I did some research, many webmasters were affected by this quartet of UAs. I suspect these are actually IP addresses hijacked by bytedance, as this started popping up right after an incident I had with bytespider. One day I mistakenly removed their IPs from my blocking rules in htaccess, and the next day bytespider made my server inaccessible. Then I blocked these IPs again. And ultimately this new multitude of IPs began to emerge.

Some webmasters came to the same conclusion here: [webmasterworld.com...]

Bytedance is really trying hard to gobble up the worldwide web (like PetalBot back in the day). I don't understand why the "West" hasn't blocked this company yet. Their malicious intent is clear.

lucy24

4:44 am on Dec 20, 2023 (gmt 0)

WebmasterWorld Senior Member 10+ Year Member Top Contributors Of The Month



<tangent>
like PetalBot back in the day
I think PetalBot must be under new management. I see them about once every other day--never requesting anything but robots.txt.
</tangent>

gronetwork

1:45 pm on Dec 20, 2023 (gmt 0)

Top Contributors Of The Month



These IPs completely disappeared from the logs after sending 403.

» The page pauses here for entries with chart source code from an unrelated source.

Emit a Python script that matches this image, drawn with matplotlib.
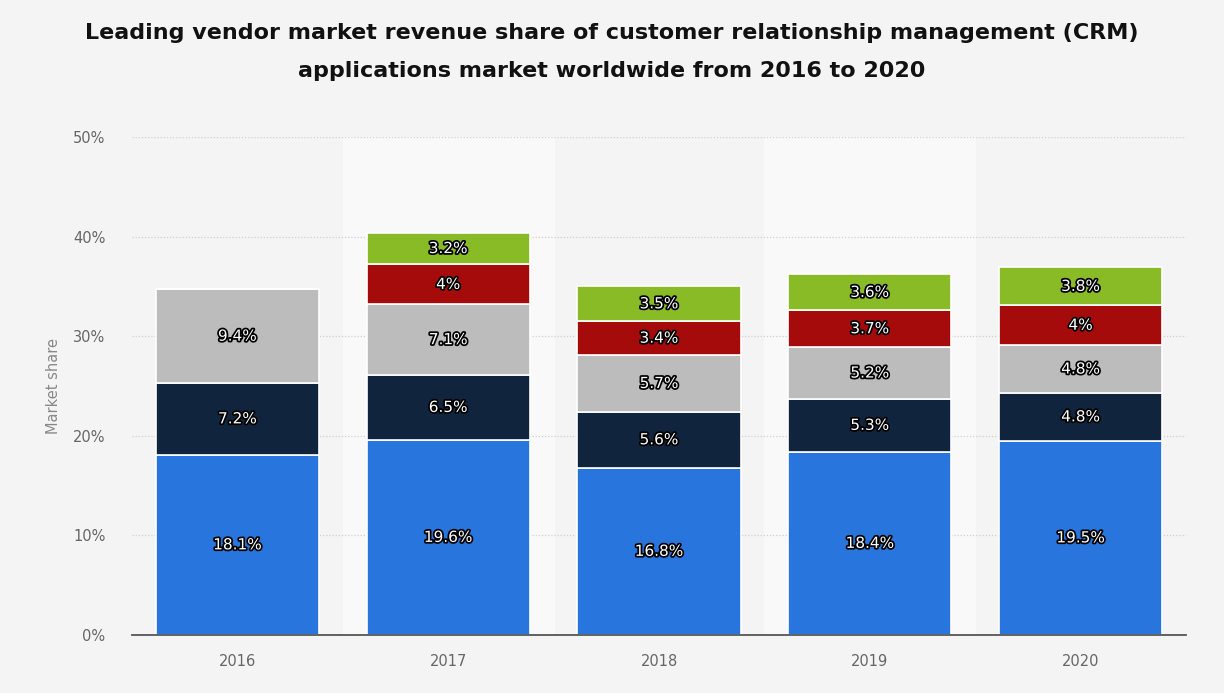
import matplotlib.pyplot as plt
import matplotlib.patheffects as pe
import numpy as np

years = ['2016', '2017', '2018', '2019', '2020']
blue = [18.1, 19.6, 16.8, 18.4, 19.5]
navy = [7.2, 6.5, 5.6, 5.3, 4.8]
gray = [9.4, 7.1, 5.7, 5.2, 4.8]
red = [None, 4, 3.4, 3.7, 4]
green = [None, 3.2, 3.5, 3.6, 3.8]

series = [blue, navy, gray, red, green]
colors = ['#2875dd', '#10253d', '#bcbcbc', '#a50b0b', '#89bb26']

bg = '#f4f4f4'
fig = plt.figure(figsize=(12.24, 6.93), dpi=100, facecolor=bg)
ax = fig.add_axes([132 / 1224, 1 - 635 / 693, 1054 / 1224, 498 / 693])
ax.set_facecolor(bg)

x = np.arange(len(years))

# alternating column bands
for i in [1, 3]:
    ax.axvspan(i - 0.5, i + 0.5, color='#f9f9f9', zorder=0)

bottom = np.zeros(len(years))
for vals, col in zip(series, colors):
    v = np.array([0 if a is None else a for a in vals], dtype=float)
    ax.bar(x, v, 0.775, bottom=bottom, color=col, edgecolor='white', linewidth=1.2, zorder=3)
    for i, a in enumerate(vals):
        if a is None:
            continue
        ax.text(x[i], bottom[i] + a / 2, f'{a:g}%', ha='center', va='center',
                color='white', fontsize=11, zorder=5,
                path_effects=[pe.withStroke(linewidth=2.5, foreground='black')])
    bottom += v

ax.set_xlim(-0.5, 4.5)
ax.set_ylim(0, 50)
ax.set_yticks(range(0, 51, 10))
ax.set_yticklabels([f'{t}%' for t in range(0, 51, 10)])
ax.set_xticks(x)
ax.set_xticklabels(years)
ax.tick_params(axis='both', length=0, colors='#666666', labelsize=10.5)
ax.tick_params(axis='y', pad=19)
ax.tick_params(axis='x', pad=14)
ax.grid(axis='y', linestyle=(0, (1, 1.5)), color='#cfcfcf', linewidth=0.9, zorder=1)
ax.set_axisbelow(True)
for s in ['top', 'right', 'left']:
    ax.spines[s].set_visible(False)
ax.spines['bottom'].set_color('#555555')
ax.spines['bottom'].set_linewidth(1.3)
ax.spines['bottom'].set_zorder(6)

ax.set_ylabel('Market share', color='#888888', fontsize=10.5, labelpad=9)

fig.text(0.5, 1 - 52 / 693,
         'Leading vendor market revenue share of customer relationship management (CRM)\n'
         'applications market worldwide from 2016 to 2020',
         ha='center', va='center', fontsize=16, fontweight='bold', color='#111111',
         linespacing=2.1)

fig.savefig('out.png', dpi=100, facecolor=bg)
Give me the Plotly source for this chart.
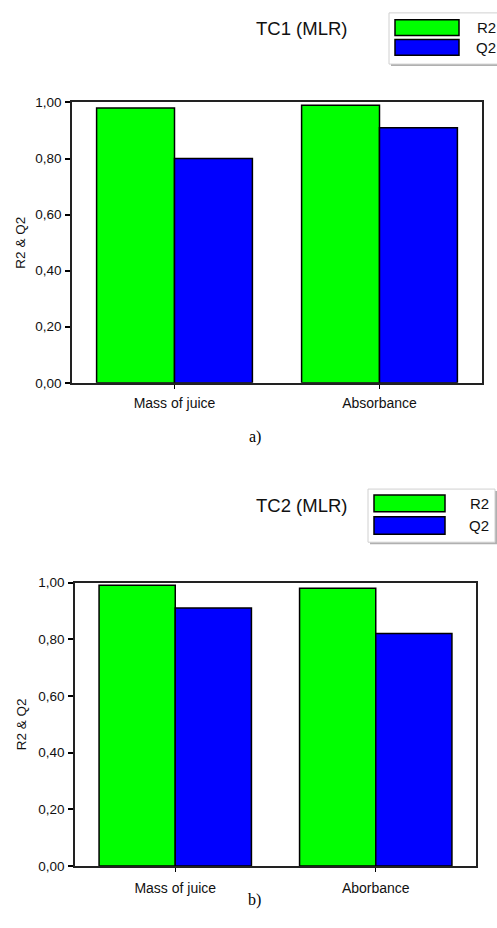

This lasted 2 months, I had only noticed their presence when their effects began to be visible one month ago.

<?php

$useragent="";
if(isset($_SERVER['HTTP_USER_AGENT']))$useragent=$_SERVER['HTTP_USER_AGENT'];

//echo "<br>Current user agent : ".$useragent . "<br>";

if (strstr($useragent, 'Pixel 2 Build/OPD3.170816.012')
|| strstr($useragent, 'Nexus 5 Build/MRA58N')
|| strstr($useragent, 'iPhone OS 11_0 like Mac OS X')
|| strstr($useragent, 'SM-G900P Build/LRX21T')
) {
http_response_code(403);
die('Forbidden');
}
else{
//echo '<br>You are OK.';
}

?>

lucy24

4:54 pm on Dec 20, 2023 (gmt 0)

WebmasterWorld Senior Member 10+ Year Member Top Contributors Of The Month



Did a brace { get lost in posting, or do I blame my eyesight? Either way, I was struck by the “else”
if(isset($_SERVER['HTTP_USER_AGENT']))
{ do stuff }
else{
//echo '<br>You are OK.';
}
I would think that if there is no ($_SERVER['HTTP_USER_AGENT']) then that would be decidely not OK, since noagent is one of the most basic blocking criteria.